The DA leader said ultimately, the distribution entity should be privatised so that other power producers could compete with it.
This is in contrast to the plan announced by President Cyril Ramaphosa in his State of the Nation Address stating that Eskom will be split into three separate state entities.
"The ANC will not face up to its own stakeholders... and wants to protect its own alliances, rather than the citizens," he said.
The DA's second deputy federal chairperson, Natasha Mazzone, who joined Maimane, added that "95% of the power on SA's grid was produced by a mismanaged power utility which does not have a secured baseline".

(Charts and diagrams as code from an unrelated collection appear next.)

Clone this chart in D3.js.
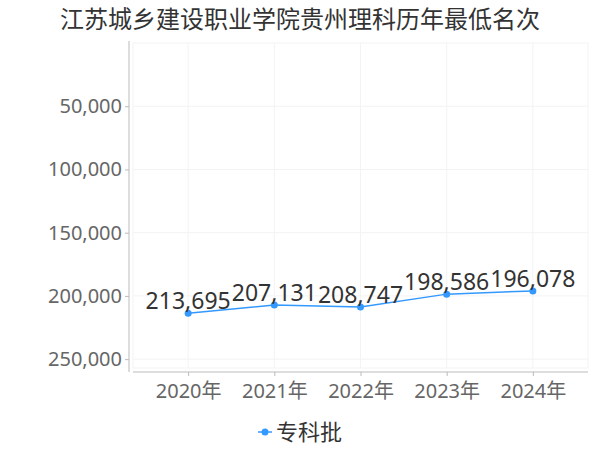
<!DOCTYPE html>
<html>
<head>
<meta charset="utf-8">
<script src="https://cdn.jsdelivr.net/npm/d3@7"></script>
<style>
    body { margin: 0; background: #fff; }
    svg { font-family: "Noto Sans", "Noto Sans CJK SC", sans-serif; }
</style>
</head>
<body>
<svg id="chart"></svg>
<script>
const WIDTH = 600;
const HEIGHT = 450;

const TITLE = '江苏城乡建设职业学院贵州理科历年最低名次';
const years = ['2020年', '2021年', '2022年', '2023年', '2024年'];
const seriesName = '专科批';
const ranks = [213695, 207131, 208747, 198586, 196078];
const yTicks = [50000, 100000, 150000, 200000, 250000];

const COLOR = '#3399ff';

function makeChart() {
    let svg = d3.select('#chart')
        .attr('width', WIDTH)
        .attr('height', HEIGHT);

    // plot area
    const left = 133, right = 588, top = 43, bottom = 368;

    let x = d3.scalePoint()
        .domain(years)
        .range([left, right])
        .padding(0.64);

    // lower rank is better, so the axis runs downwards
    let y = d3.scaleLinear()
        .domain([0, 257000])
        .range([top, bottom]);

    svg.append('text')
        .attr('x', WIDTH / 2)
        .attr('y', 28)
        .attr('text-anchor', 'middle')
        .style('font-family', '"Noto Sans CJK SC", sans-serif')
        .style('font-size', '24px')
        .style('fill', '#333')
        .text(TITLE);

    // grid
    let grid = svg.append('g').attr('class', 'grid');
    grid.selectAll('.hline')
        .data(yTicks)
        .enter().append('line')
        .attr('x1', left).attr('x2', right)
        .attr('y1', d => y(d)).attr('y2', d => y(d))
        .style('stroke', '#f3f3f3');
    grid.selectAll('.vline')
        .data(years)
        .enter().append('line')
        .attr('x1', d => x(d)).attr('x2', d => x(d))
        .attr('y1', top).attr('y2', bottom)
        .style('stroke', '#f3f3f3');
    grid.append('rect')
        .attr('x', left).attr('y', top)
        .attr('width', right - left).attr('height', bottom - top)
        .style('fill', 'none')
        .style('stroke', '#f3f3f3');

    // axes
    let yAxis = d3.axisLeft(y)
        .tickValues(yTicks)
        .tickFormat(d3.format(','))
        .tickSize(4)
        .tickPadding(3);
    let gy = svg.append('g')
        .attr('transform', 'translate(129,0)')
        .call(yAxis);
    gy.select('.domain').attr('d', `M0,${top - 2}V${bottom + 4}`);

    let xAxis = d3.axisBottom(x)
        .tickSize(4)
        .tickPadding(8);
    let gx = svg.append('g')
        .attr('transform', `translate(0,${bottom + 4})`)
        .call(xAxis);
    gx.select('.domain').attr('d', `M${left},0H${right}`);

    svg.selectAll('.domain, .tick line').style('stroke', '#bbb');
    svg.selectAll('.tick text')
        .style('font-size', '20px')
        .style('fill', '#666')
        .style('font-family', '"Noto Sans", "Noto Sans CJK SC", sans-serif');

    // line
    let pts = years.map((yr, i) => [x(yr), y(ranks[i])]);
    svg.append('path')
        .datum(pts)
        .attr('d', d3.line())
        .style('fill', 'none')
        .style('stroke', COLOR)
        .style('stroke-width', 1.5);

    svg.selectAll('.dot')
        .data(pts)
        .enter().append('circle')
        .attr('cx', d => d[0]).attr('cy', d => d[1])
        .attr('r', 3.5)
        .style('fill', COLOR);

    svg.selectAll('.val')
        .data(ranks)
        .enter().append('text')
        .attr('x', (d, i) => x(years[i]))
        .attr('y', d => y(d) - 4)
        .attr('text-anchor', 'middle')
        .style('font-size', '23px')
        .style('fill', '#333')
        .text(d => d3.format(',')(d));

    // legend
    let lg = svg.append('g').attr('transform', 'translate(258,432)');
    lg.append('line')
        .attr('x1', 0).attr('x2', 14)
        .style('stroke', COLOR).style('stroke-width', 1.5);
    lg.append('circle')
        .attr('cx', 7).attr('r', 3.5)
        .style('fill', COLOR);
    lg.append('text')
        .attr('x', 18).attr('dy', '0.35em')
        .style('font-family', '"Noto Sans CJK SC", sans-serif')
        .style('font-size', '22px')
        .style('fill', '#333')
        .text(seriesName);
}

window.onload = makeChart;
</script>
</body>
</html>
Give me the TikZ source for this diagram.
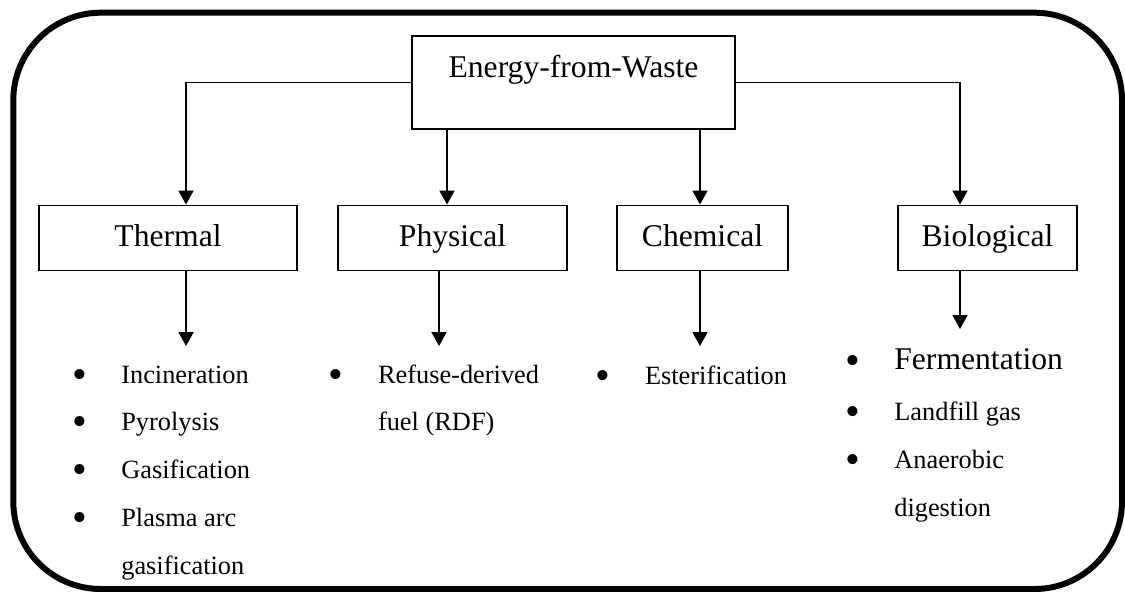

"Motsepe has got companies and he is not the only one [who has an interest in IPPs]... and given the chance, as soon as next week, [they could] start adding their energy into the grid," said Mazzone.
There were allegations that the IPP procurement programme bidding process, which is currently under way, is questionable.
But Energy Minister Jeff Radebe has dismissed this and at a press briefing in February, he said "the tender process is fair, open and transparent".